A book a day...

September 6, 2018

 


Bedtime stories are on the decline, so says the latest research by Booktrust, with many parents admitting to either forgoing them entirely, or sometimes skipping pages.

Time seems to be the main stumbling block, with the often rushed nature of bedtime routines leaving little opportunity for this important ritual.

Reading is as important now as it’s ever been, so finding a way to make it work within our increasingly busy lives is critical. Luckily, bedtime stories are just one way of harnessing the benefits of books.

Some other ways to introduce imagination and learning through stories are:

 

📚Storytime classes 
Many local libraries run these types of classes, and they are useful for teaching the interactive and social aspect of books.

Short stories
A story can be as long as a book, or as short as a rhyme. Nursery songs also tell a story, so singing to baby during a bath or nappy change can be equally helpful in imparting language and learning. One company which has this concept as their ethos is @mumandyou, whose nappies are all designed to inspire ‘nappy chat’ and impromptu storytime. This little and often approach to reading can be as helpful, if not more, than one longer book at bedtime. Think quality, not quantity, particularly if time is a scarce commodity.

 

💻Story videos
As much as we resist the digital age and the over-reliance on screen time, it does have some benefits, particularly in the case of storytime apps such as the one by @cbeebieshq, which allows older children to benefit from being read to aloud regularly outside of the usual bedtime or nursery context.

👨‍👧Older siblings
Parents shouldn’t necessarily carry all the reading responsibility. Asking an older sibling to read a book to their younger sister or brother gives them a sense of responsibility and is one way of introducing more books into both children’s daily routine.

 

What are the benefits?

 

Reading to babies and children contributes to the development of their growing brains by imparting basic information and knowledge of speech patterns, which in turn can help with language development.

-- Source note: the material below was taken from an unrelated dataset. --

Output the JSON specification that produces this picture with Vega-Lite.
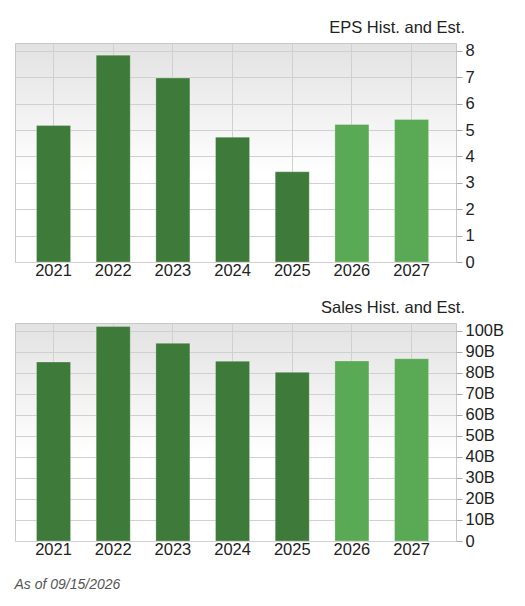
{
  "$schema": "https://vega.github.io/schema/vega-lite/v6.json",
  "background": "white",
  "padding": {"left": 14, "top": 19, "right": 5, "bottom": 5},
  "config": {
    "font": "Liberation Sans",
    "view": {
      "stroke": "#c8c8c8",
      "strokeWidth": 1,
      "fill": {
        "gradient": "linear", "x1": 0, "y1": 0, "x2": 0, "y2": 1,
        "stops": [{"offset": 0, "color": "#e2e2e2"}, {"offset": 0.6, "color": "#ffffff"}, {"offset": 1, "color": "#ffffff"}]
      }
    },
    "axis": {
      "gridColor": "#d0d0d0",
      "gridOpacity": 1,
      "labelFontSize": 16.5,
      "labelColor": "#222",
      "labelOverlap": false,
      "domain": false,
      "title": null
    },
    "title": {"fontSize": 16.5, "fontWeight": "normal", "color": "#222", "anchor": "end", "frame": "group"}
  },
  "datasets": {
    "eps": [
      {"year": "2021", "value": 5.17, "kind": "hist"},
      {"year": "2022", "value": 7.84, "kind": "hist"},
      {"year": "2023", "value": 6.97, "kind": "hist"},
      {"year": "2024", "value": 4.73, "kind": "hist"},
      {"year": "2025", "value": 3.42, "kind": "hist"},
      {"year": "2026", "value": 5.21, "kind": "est"},
      {"year": "2027", "value": 5.40, "kind": "est"}
    ],
    "sales": [
      {"year": "2021", "value": 85.2, "kind": "hist"},
      {"year": "2022", "value": 102.1, "kind": "hist"},
      {"year": "2023", "value": 94.1, "kind": "hist"},
      {"year": "2024", "value": 85.6, "kind": "hist"},
      {"year": "2025", "value": 80.3, "kind": "hist"},
      {"year": "2026", "value": 85.7, "kind": "est"},
      {"year": "2027", "value": 86.8, "kind": "est"}
    ]
  },
  "title": {
    "text": "As of 09/15/2026",
    "orient": "bottom",
    "anchor": "start",
    "frame": "bounds",
    "fontSize": 14,
    "fontStyle": "italic",
    "color": "#555",
    "offset": 20
  },
  "vconcat": [
    {
      "width": 441,
      "height": 219,
      "title": {"text": "EPS Hist. and Est.", "dx": 9, "offset": 6},
      "data": {"name": "eps"},
      "mark": {"type": "bar", "stroke": "#ffffff", "strokeOpacity": 0.25, "strokeWidth": 1},
      "encoding": {
        "x": {
          "field": "year", "type": "nominal",
          "scale": {"paddingInner": 0.43, "paddingOuter": 0.41, "align": 0.44},
          "axis": {"labelAngle": 0, "grid": true, "ticks": false, "bandPosition": 0.5, "labelPadding": 0}
        },
        "y": {
          "field": "value", "type": "quantitative",
          "scale": {"domain": [0, 8.3], "nice": false},
          "axis": {"orient": "right", "values": [0, 1, 2, 3, 4, 5, 6, 7, 8], "tickColor": "#aaa", "tickSize": 6, "labelPadding": 3}
        },
        "color": {
          "field": "kind", "type": "nominal",
          "scale": {"domain": ["hist", "est"], "range": ["#3e7a39", "#5aa954"]},
          "legend": null
        }
      }
    },
    {
      "width": 441,
      "height": 218,
      "title": {"text": "Sales Hist. and Est.", "dx": 9, "offset": 6},
      "data": {"name": "sales"},
      "mark": {"type": "bar", "stroke": "#ffffff", "strokeOpacity": 0.25, "strokeWidth": 1},
      "encoding": {
        "x": {
          "field": "year", "type": "nominal",
          "scale": {"paddingInner": 0.43, "paddingOuter": 0.41, "align": 0.44},
          "axis": {"labelAngle": 0, "grid": true, "ticks": false, "bandPosition": 0.5, "labelPadding": 0}
        },
        "y": {
          "field": "value", "type": "quantitative",
          "scale": {"domain": [0, 103.8], "nice": false},
          "axis": {
            "orient": "right",
            "values": [0, 10, 20, 30, 40, 50, 60, 70, 80, 90, 100],
            "labelExpr": "datum.value == 0 ? '0' : datum.value + 'B'",
            "tickColor": "#aaa", "tickSize": 6, "labelPadding": 3
          }
        },
        "color": {
          "field": "kind", "type": "nominal",
          "scale": {"domain": ["hist", "est"], "range": ["#3e7a39", "#5aa954"]},
          "legend": null
        }
      }
    }
  ],
  "spacing": 20
}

When you read aloud, it encourages synapses to connect between your infant's neurons, which can positively affect their development in many areas.

Stories read by a main caregiver or parent are particularly important as children tune in to the rhythm of their voice and how the sounds of language fit together, and their association with pictures. The more you read a particular book, the stronger the connection, as repetition make the associations easier to remember, building their understanding and speaking vocabulary.